This should go without saying, but in 2017 it seems that nothing can be left off the table in terms of what should and shouldn’t still need reminding. We must protect our children. Children should be allowed the space to grow and learn and be nurtured as they are, with those responsible for them hellbent on creating the safe spaces needed for them to exist. Unfortunately, a young man by the name of Giovanni Melton will never get to see adulthood, as his life was stolen by the very person meant to protect it.
Giovanni Melton was fourteen years old when he was murdered by his father for being gay this past November. No matter how hard I’ve tried to shake the story from bothering me, it is sitting so heavy on my chest like a pile of bricks that I simply cannot move. My heart aches for boys like Giovanni, who don’t get a chance to see adulthood because it is taken from them by the community that should be protecting him. A society that is unwilling to change the archaic narrative of a binary that has become dangerous to the existence of marginalized people. A state that is intent on keeping people like Giovanni oppressed and unsafe.
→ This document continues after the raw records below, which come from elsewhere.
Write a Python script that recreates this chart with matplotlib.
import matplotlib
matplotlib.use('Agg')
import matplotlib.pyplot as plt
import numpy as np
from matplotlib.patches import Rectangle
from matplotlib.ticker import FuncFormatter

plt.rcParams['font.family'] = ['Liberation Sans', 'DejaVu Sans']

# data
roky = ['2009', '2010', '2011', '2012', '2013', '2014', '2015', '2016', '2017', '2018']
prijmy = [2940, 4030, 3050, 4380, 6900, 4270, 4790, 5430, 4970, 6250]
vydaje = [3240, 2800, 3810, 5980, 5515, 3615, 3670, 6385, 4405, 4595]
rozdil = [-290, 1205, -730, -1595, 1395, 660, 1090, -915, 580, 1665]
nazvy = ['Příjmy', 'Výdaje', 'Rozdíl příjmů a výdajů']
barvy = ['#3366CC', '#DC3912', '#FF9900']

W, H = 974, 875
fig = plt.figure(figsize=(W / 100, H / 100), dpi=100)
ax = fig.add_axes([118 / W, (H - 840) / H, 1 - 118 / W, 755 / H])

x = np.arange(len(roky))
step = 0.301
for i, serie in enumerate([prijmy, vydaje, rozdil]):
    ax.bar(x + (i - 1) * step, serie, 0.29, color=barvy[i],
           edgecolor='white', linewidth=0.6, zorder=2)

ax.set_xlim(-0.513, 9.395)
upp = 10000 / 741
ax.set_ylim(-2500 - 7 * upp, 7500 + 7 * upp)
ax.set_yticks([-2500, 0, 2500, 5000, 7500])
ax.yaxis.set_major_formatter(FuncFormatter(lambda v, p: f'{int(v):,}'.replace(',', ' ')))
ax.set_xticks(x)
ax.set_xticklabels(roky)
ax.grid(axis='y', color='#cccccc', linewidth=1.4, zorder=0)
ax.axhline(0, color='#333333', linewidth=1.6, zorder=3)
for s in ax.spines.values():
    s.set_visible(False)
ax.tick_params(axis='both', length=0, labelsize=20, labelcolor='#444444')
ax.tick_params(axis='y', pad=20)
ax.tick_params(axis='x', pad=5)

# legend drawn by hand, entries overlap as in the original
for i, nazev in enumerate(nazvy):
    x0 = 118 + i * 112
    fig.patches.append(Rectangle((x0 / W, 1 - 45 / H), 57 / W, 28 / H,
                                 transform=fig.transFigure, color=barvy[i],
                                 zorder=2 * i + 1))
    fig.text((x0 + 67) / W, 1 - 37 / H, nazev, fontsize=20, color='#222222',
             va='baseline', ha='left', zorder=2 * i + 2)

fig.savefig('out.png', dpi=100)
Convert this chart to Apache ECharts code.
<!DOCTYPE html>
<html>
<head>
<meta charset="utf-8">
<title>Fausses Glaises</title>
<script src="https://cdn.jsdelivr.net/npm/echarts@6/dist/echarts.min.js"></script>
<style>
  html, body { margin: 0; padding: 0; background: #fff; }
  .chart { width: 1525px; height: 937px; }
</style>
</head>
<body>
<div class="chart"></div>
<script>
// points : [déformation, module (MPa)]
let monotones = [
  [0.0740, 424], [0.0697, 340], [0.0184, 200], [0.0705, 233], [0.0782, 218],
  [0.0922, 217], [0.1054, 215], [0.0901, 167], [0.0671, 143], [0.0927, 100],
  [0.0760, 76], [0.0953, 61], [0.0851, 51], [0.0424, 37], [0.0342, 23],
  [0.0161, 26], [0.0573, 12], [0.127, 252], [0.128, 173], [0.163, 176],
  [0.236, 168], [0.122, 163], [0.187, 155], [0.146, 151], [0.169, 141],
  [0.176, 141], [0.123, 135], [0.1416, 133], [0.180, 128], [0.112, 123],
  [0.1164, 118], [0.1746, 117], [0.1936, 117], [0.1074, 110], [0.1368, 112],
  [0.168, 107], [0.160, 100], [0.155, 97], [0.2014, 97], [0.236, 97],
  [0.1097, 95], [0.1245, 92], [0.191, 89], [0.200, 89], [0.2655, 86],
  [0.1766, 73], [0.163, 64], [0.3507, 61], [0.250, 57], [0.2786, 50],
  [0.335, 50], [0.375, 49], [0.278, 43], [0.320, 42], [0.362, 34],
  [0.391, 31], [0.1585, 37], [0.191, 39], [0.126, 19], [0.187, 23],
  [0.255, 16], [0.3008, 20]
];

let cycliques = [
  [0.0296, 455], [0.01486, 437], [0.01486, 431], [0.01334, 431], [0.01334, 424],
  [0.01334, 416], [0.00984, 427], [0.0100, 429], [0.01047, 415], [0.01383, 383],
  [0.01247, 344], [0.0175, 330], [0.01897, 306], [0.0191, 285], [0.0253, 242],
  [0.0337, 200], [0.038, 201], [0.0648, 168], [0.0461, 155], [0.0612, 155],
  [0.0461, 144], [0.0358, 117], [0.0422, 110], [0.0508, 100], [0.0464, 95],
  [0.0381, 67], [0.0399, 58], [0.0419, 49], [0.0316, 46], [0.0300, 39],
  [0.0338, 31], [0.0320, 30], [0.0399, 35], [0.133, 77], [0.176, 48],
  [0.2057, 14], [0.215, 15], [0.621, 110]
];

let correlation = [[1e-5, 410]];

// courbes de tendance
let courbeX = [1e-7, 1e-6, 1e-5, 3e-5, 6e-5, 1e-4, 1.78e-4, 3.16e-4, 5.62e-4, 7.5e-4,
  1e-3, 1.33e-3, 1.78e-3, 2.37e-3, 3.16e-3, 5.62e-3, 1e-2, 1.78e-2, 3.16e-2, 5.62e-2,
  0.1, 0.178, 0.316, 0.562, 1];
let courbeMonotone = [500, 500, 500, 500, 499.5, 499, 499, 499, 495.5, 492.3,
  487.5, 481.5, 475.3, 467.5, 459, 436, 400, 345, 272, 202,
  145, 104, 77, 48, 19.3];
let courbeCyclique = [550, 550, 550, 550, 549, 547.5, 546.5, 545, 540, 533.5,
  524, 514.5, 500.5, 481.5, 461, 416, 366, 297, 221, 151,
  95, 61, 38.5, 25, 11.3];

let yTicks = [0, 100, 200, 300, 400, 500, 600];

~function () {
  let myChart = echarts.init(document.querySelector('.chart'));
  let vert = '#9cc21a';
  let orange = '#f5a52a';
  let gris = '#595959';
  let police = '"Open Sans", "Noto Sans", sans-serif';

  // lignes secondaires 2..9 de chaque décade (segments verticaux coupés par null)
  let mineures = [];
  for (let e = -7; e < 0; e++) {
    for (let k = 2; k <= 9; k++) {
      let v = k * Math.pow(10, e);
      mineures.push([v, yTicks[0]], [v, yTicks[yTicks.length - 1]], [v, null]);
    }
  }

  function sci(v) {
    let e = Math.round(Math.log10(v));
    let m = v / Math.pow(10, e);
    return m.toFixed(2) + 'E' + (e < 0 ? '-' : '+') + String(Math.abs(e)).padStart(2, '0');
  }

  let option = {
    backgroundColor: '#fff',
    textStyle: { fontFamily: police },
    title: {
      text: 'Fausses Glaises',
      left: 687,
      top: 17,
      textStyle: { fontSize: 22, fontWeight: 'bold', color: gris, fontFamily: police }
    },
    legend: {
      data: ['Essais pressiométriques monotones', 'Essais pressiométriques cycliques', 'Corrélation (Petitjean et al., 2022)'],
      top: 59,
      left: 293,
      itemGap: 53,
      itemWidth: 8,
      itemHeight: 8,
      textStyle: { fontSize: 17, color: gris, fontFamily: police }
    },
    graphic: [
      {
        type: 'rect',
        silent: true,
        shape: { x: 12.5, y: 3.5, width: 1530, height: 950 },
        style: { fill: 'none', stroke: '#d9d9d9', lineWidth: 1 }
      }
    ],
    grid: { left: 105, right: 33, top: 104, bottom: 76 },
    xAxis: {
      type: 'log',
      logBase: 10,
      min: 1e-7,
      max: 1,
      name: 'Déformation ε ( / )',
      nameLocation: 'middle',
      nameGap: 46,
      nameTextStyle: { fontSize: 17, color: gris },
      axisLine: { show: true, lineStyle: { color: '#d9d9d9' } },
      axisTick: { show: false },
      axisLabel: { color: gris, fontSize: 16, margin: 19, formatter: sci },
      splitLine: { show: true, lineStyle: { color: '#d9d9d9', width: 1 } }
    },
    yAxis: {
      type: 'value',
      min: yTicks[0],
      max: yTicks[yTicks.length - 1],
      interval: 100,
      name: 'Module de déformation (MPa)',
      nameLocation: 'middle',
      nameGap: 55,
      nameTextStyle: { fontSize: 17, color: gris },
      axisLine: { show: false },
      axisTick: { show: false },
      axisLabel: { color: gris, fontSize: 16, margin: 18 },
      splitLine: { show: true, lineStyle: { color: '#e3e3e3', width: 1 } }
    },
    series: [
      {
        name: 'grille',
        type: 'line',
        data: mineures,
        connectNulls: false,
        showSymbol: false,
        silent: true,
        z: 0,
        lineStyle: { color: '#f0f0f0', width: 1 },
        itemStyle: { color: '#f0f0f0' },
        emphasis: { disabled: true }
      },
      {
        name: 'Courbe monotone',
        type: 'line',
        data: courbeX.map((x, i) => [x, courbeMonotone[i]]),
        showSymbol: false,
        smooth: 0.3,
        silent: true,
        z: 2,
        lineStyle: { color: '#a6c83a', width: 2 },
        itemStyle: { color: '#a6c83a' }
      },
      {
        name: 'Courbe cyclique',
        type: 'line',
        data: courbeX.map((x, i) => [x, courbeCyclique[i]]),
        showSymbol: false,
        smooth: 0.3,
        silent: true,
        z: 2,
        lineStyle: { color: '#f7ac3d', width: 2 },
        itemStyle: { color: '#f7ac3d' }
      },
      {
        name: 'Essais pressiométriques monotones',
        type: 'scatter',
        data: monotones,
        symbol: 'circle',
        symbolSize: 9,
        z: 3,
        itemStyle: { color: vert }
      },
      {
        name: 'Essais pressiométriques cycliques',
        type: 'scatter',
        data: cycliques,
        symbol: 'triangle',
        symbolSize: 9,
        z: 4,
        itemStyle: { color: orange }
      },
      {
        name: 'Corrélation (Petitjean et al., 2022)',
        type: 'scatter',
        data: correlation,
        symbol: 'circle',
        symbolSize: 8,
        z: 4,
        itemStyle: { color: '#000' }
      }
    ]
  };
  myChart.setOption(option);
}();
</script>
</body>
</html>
Giovanni’s storyline mirrors what many children who are LGBTQ experience. It is a domino effect that places LGBTQ people at a disadvantage starting from birth. Society is set up for us to either go one way or the other, that being the life of a boy versus that of a girl. Even in utero, parents are planning gender reveal parties and buying toys and gifts based on the sex of the baby. Once the baby is born, they are treated and reared up in a way that bolsters their “masculinity” or “femininity.” When a child starts to express something that isn’t of that heteronormative paradigm, trouble begins. Families turn their backs on kids who are LGBTQ, or attempt to change their children to fit into categories they aren’t meant to be. Society is structured by a binary, with anything on the subordinate side deemed unacceptable, even as those who identify outside of those binaries continues to grow.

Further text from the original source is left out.